Kevin Walsh, who represents the property's owners, 550 Stewart Avenue, LLC, told Garden City Life that his client is not willing to take the project elsewhere because Garden City is where he wants to build.
His client does, however, want trustees to act.
Last spring, the board approved the necessary zoning change from commercial to residential to allow townhouses in that zone. Walsh's client formally requested the zoning change back in 2004 and is still waiting for the board's decision.
The village's Planning Commission has actually recommended that the property owners acquire the "green belt" buffer strip that separates the undeveloped property and Raymond Court to widen the roadway.
Building Superintendent Mike Filippon explained that the acquired land would resolve FAR (Floor Area Ratio) issues. "The additional land could leave garages at ground level," Filippon noted.

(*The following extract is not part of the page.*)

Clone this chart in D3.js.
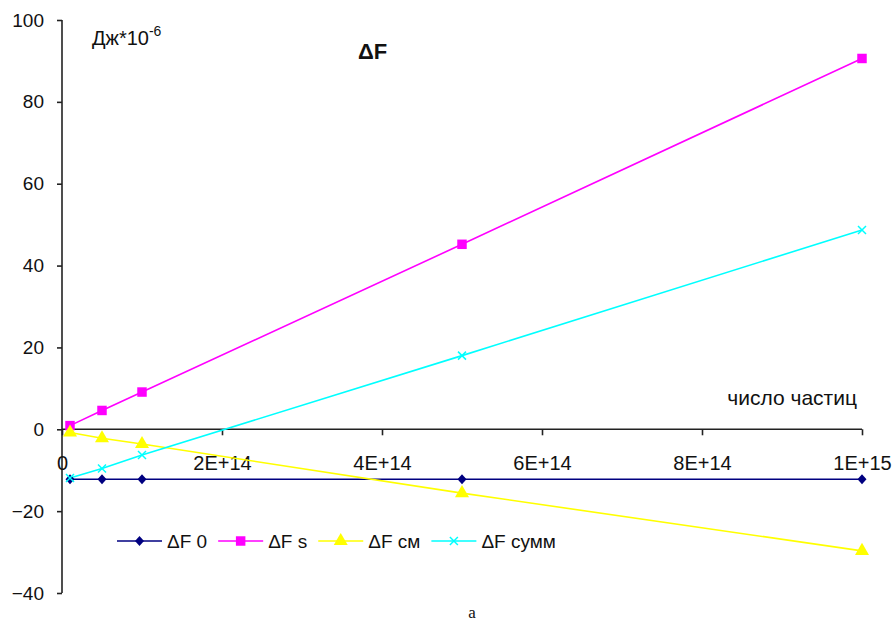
<!DOCTYPE html>
<html>
<head>
<meta charset="utf-8">
<script src="https://cdn.jsdelivr.net/npm/d3@7"></script>
<style>
    body { margin: 0; background: #fff; }
    svg { display: block; }
    text { font-family: "Liberation Sans", Arial, sans-serif; fill: #111; }
</style>
</head>
<body>
<svg id="chart" width="895" height="623"></svg>
<script>
// __________________________ data _______________________________
var particles = [1e13, 5e13, 1e14, 5e14, 1e15];
var dF0 = [-12.2, -12.2, -12.2, -12.2, -12.2];
var dFs = [0.9, 4.6, 9.1, 45.2, 90.6];
var dFsm = [-0.8, -2.2, -3.6, -15.6, -29.7];
var dFsum = [-11.9, -9.6, -6.3, 18.0, 48.7];

var seriesNames = ["ΔF 0", "ΔF s", "ΔF см", "ΔF сумм"];
var xTicks = [0, 2e14, 4e14, 6e14, 8e14, 1e15];
var xTickLabels = ["0", "2E+14", "4E+14", "6E+14", "8E+14", "1E+15"];
var yTicks = [-40, -20, 0, 20, 40, 60, 80, 100];

var series = [
    { name: seriesNames[0], values: dF0, color: "#000080", marker: "diamond" },
    { name: seriesNames[1], values: dFs, color: "#ff00ff", marker: "square" },
    { name: seriesNames[2], values: dFsm, color: "#ffff00", marker: "triangle" },
    { name: seriesNames[3], values: dFsum, color: "#00ffff", marker: "cross" }
];

var svg = d3.select("#chart");

var x = d3.scaleLinear().domain([0, 1e15]).range([62, 862]);
var y = d3.scaleLinear().domain([-40, 100]).range([593, 20]);

// y axis, ticks point outwards
var yAxis = d3.axisLeft(y).tickValues(yTicks).tickSize(5).tickPadding(13);
var gy = svg.append("g")
    .attr("transform", "translate(" + x(0) + ",0)")
    .call(yAxis);
gy.select(".domain").attr("stroke", "#222").attr("stroke-width", 1.6).attr("d", "M0," + y(100) + "V" + y(-40));
gy.selectAll(".tick line").attr("stroke", "#222").attr("stroke-width", 1.6);
gy.selectAll(".tick text")
    .style("font-size", "19px")
    .style("font-family", "'Liberation Sans', Arial, sans-serif")
    .attr("fill", "#111");

// x axis sits on zero, labels pushed down
var xAxis = d3.axisBottom(x)
    .tickValues(xTicks)
    .tickSize(6)
    .tickPadding(21)
    .tickFormat((d, i) => xTickLabels[i]);
var gx = svg.append("g")
    .attr("transform", "translate(0," + y(0) + ")")
    .call(xAxis);
gx.select(".domain").attr("stroke", "#222").attr("stroke-width", 1.6).attr("d", "M" + x(0) + ",0H" + x(1e15));
gx.selectAll(".tick line").attr("stroke", "#222").attr("stroke-width", 1.6);
gx.selectAll(".tick text")
    .style("font-size", "20px")
    .style("font-family", "'Liberation Sans', Arial, sans-serif")
    .attr("fill", "#111");

// lines
var line = d3.line()
    .x((d, i) => x(particles[i]))
    .y((d) => y(d));

function markerPath(type) {
    if (type === "diamond") return "M0,-5L4.5,0L0,5L-4.5,0Z";
    if (type === "square") return d3.symbol().type(d3.symbolSquare).size(90)();
    if (type === "triangle") return d3.symbol().type(d3.symbolTriangle).size(85)();
    return "M-4,-4L4,4M4,-4L-4,4";
}

function drawMarker(g, s) {
    var p = g.append("path").attr("d", markerPath(s.marker));
    if (s.marker === "cross") {
        p.attr("fill", "none").attr("stroke", s.color).attr("stroke-width", 1.5);
    } else {
        p.attr("fill", s.color).attr("stroke", "none");
    }
}

series.forEach((s) => {
    svg.append("path")
        .datum(s.values)
        .attr("fill", "none")
        .attr("stroke", s.color)
        .attr("stroke-width", 1.6)
        .attr("d", line);
});

series.forEach((s) => {
    s.values.forEach((v, i) => {
        var g = svg.append("g")
            .attr("transform", "translate(" + x(particles[i]) + "," + y(v) + ")");
        drawMarker(g, s);
    });
});

// texts
svg.append("text")
    .attr("x", 92)
    .attr("y", 45)
    .style("font-size", "20px")
    .text("Дж*10")
    .append("tspan")
    .attr("dy", -9)
    .style("font-size", "14px")
    .text("-6");

svg.append("text")
    .attr("x", 358)
    .attr("y", 59)
    .style("font-size", "22px")
    .style("font-weight", "bold")
    .text("ΔF");

svg.append("text")
    .attr("x", 857)
    .attr("y", 405)
    .attr("text-anchor", "end")
    .style("font-size", "21px")
    .text("число частиц");

// legend
var legend = svg.append("g").attr("transform", "translate(0,541)");
var lx = 117;
series.forEach((s) => {
    var item = legend.append("g").attr("transform", "translate(" + lx + ",0)");
    item.append("line")
        .attr("x1", 0).attr("x2", 45)
        .attr("y1", 0).attr("y2", 0)
        .attr("stroke", s.color)
        .attr("stroke-width", 1.6);
    var m = item.append("g").attr("transform", "translate(22.5,0)");
    drawMarker(m, s);
    var t = item.append("text")
        .attr("x", 50)
        .attr("y", 7)
        .style("font-size", "19px")
        .text(s.name);
    lx += 50 + t.node().getComputedTextLength() + 11;
});

// caption under the chart
svg.append("text")
    .attr("x", 472)
    .attr("y", 618)
    .attr("text-anchor", "middle")
    .style("font-family", "'Liberation Serif', 'Times New Roman', serif")
    .style("font-size", "17px")
    .text("a");
</script>
</body>
</html>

Further, the acquired land would not only enable 550 Stewart Avenue, LLC, to build two more townhouse units (bringing it to a total of 31 units compared to 29) but would also afford the owner more room for additional parking.
When several Raymond Court residents, however, got wind of this possibility, they were not happy. One Raymond Court resident, who sent a letter to Village Administrator Robert Schoelle in October, spoke on behalf of his family and numerous fellow residents, stating they "adamantly object" to any sale of the village's greenspace.
"Though the residents in the past have supported the re-zoning of 550 Stewart Avenue from commercial to residential this was based on the promises and assurances from Kevin Walsh and their development team that they were not going to purchase the 'greenspace' and they would have an additional setback on their side of the fence ... If the residents thought that the developers would eventually purchase the 'greenspace' and take away the village's public land, they would never have been supportive of the re-zoning of the property," the Raymond Court resident said.
Walsh, however, told trustees at the Dec. 6 village board meeting that he had since met with nine Raymond Court residents bordering the greenbelt, who have signed a petition urging trustees to move forward.
Walsh's client is now offering $200,000 for the greenspace buffer strip and is willing to pay $100,000 for each additional townhouse unit, deeding 20 feet to each resident. The developer and the residents both understand that neither could develop the strip of land; just a fence/wall of pine trees would remain intact.
"No one in this village knows it existed and it doesn't serve a public use," Walsh said. "We are asking you to decide quickly. The developer has been as patient as any other developer."
Walsh said his client could possibly break ground in the fall but until the board decides one way or another, 550 Stewart Avenue, LLC, doesn't know what is being built because it doesn't know how much property it has to work with.